**Work to be completed**: Carry none of the pictures over; set down the material below exactly.

● ● ●

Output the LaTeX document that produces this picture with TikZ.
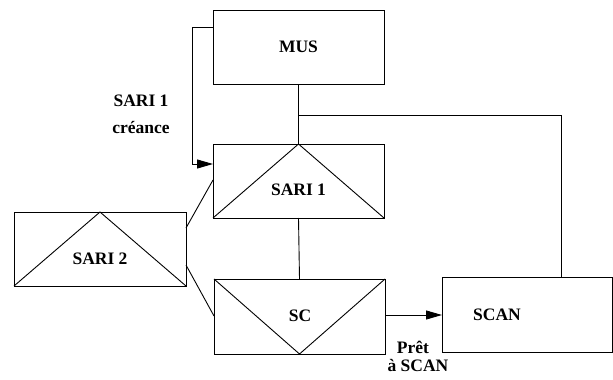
\documentclass[tikz,border=0pt]{standalone}
\usepackage{fontspec}
\setmainfont{Liberation Serif}
\usetikzlibrary{arrows.meta}
\begin{document}
\begin{tikzpicture}[x=1pt,y=-1pt,
  box/.style={draw,line width=0.9pt},
  lbl/.style={font=\fontsize{17.5}{20}\selectfont\bfseries,inner sep=0pt},
  conn/.style={line width=0.9pt},
  arr/.style={conn,-{Triangle[length=16pt,width=9pt]}}]
\useasboundingbox (0,0) rectangle (613,380);
% boxes
\draw[box] (213,10) rectangle (384,84);
\node[lbl] (mus) at (298.5,47) {MUS};
\coordinate (musL) at (213,27);
\coordinate (musB) at (298.5,84);

\draw[box] (213,144) rectangle (384,218);
\draw[conn] (213,218) -- (298.5,144) -- (384,218);
\node[lbl] (sari1) at (298.5,190) {SARI 1};
\coordinate (s1T) at (298.5,144);
\coordinate (s1B) at (298.5,218);
\coordinate (s1L) at (213,164);

\draw[box] (14,212) rectangle (186,286);
\draw[conn] (14,286) -- (100,212) -- (186,286);
\node[lbl] (sari2) at (100,259) {SARI 2};

\draw[box] (214,279) rectangle (385,354);
\draw[conn] (214,279) -- (299.5,354) -- (385,279);
\node[lbl] (sc) at (300,316) {SC};
\coordinate (scT) at (299.5,279);

\draw[box] (442,277) rectangle (612,352);
\node[lbl] (scan) at (497,315) {SCAN};

% connectors
\draw[conn] (musB) -- (s1T);
\coordinate (br) at (298.5,115.5);
\draw[conn] (br) -- (561.5,115.5) -- (561.5,277);
\draw[arr] (musL) -- (192,27) -- (192,164) -- (s1L);
\draw[conn] (s1B) -- (scT);
\draw[conn] (186,228) -- (213,180);
\draw[conn] (186,265) -- (214,316);
\draw[arr] (385,315) -- (442,315);

% labels
\node[lbl] (l1) at (141,101) {SARI 1};
\node[lbl] (l2) at (141,128) {créance};
\node[lbl] (l3) at (413,347) {Prêt};
\node[lbl] (l4) at (418,366) {à SCAN};
\end{tikzpicture}
\end{document}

● ● ●

**Output for this exercise**:
Output the LaTeX document that produces this picture with TikZ.
\documentclass[tikz,border=0pt]{standalone}
\usepackage{fontspec}
\setmainfont{Liberation Serif}
\usetikzlibrary{arrows.meta}
\begin{document}
\begin{tikzpicture}[x=1pt,y=-1pt,
  box/.style={draw,line width=0.9pt},
  lbl/.style={font=\fontsize{17.5}{20}\selectfont\bfseries,inner sep=0pt},
  conn/.style={line width=0.9pt},
  arr/.style={conn,-{Triangle[length=16pt,width=9pt]}}]
\useasboundingbox (0,0) rectangle (613,380);
% boxes
\draw[box] (213,10) rectangle (384,84);
\node[lbl] (mus) at (298.5,47) {MUS};
\coordinate (musL) at (213,27);
\coordinate (musB) at (298.5,84);

\draw[box] (213,144) rectangle (384,218);
\draw[conn] (213,218) -- (298.5,144) -- (384,218);
\node[lbl] (sari1) at (298.5,190) {SARI 1};
\coordinate (s1T) at (298.5,144);
\coordinate (s1B) at (298.5,218);
\coordinate (s1L) at (213,164);

\draw[box] (14,212) rectangle (186,286);
\draw[conn] (14,286) -- (100,212) -- (186,286);
\node[lbl] (sari2) at (100,259) {SARI 2};

\draw[box] (214,279) rectangle (385,354);
\draw[conn] (214,279) -- (299.5,354) -- (385,279);
\node[lbl] (sc) at (300,316) {SC};
\coordinate (scT) at (299.5,279);

\draw[box] (442,277) rectangle (612,352);
\node[lbl] (scan) at (497,315) {SCAN};

% connectors
\draw[conn] (musB) -- (s1T);
\coordinate (br) at (298.5,115.5);
\draw[conn] (br) -- (561.5,115.5) -- (561.5,277);
\draw[arr] (musL) -- (192,27) -- (192,164) -- (s1L);
\draw[conn] (s1B) -- (scT);
\draw[conn] (186,228) -- (213,180);
\draw[conn] (186,265) -- (214,316);
\draw[arr] (385,315) -- (442,315);

% labels
\node[lbl] (l1) at (141,101) {SARI 1};
\node[lbl] (l2) at (141,128) {créance};
\node[lbl] (l3) at (413,347) {Prêt};
\node[lbl] (l4) at (418,366) {à SCAN};
\end{tikzpicture}
\end{document}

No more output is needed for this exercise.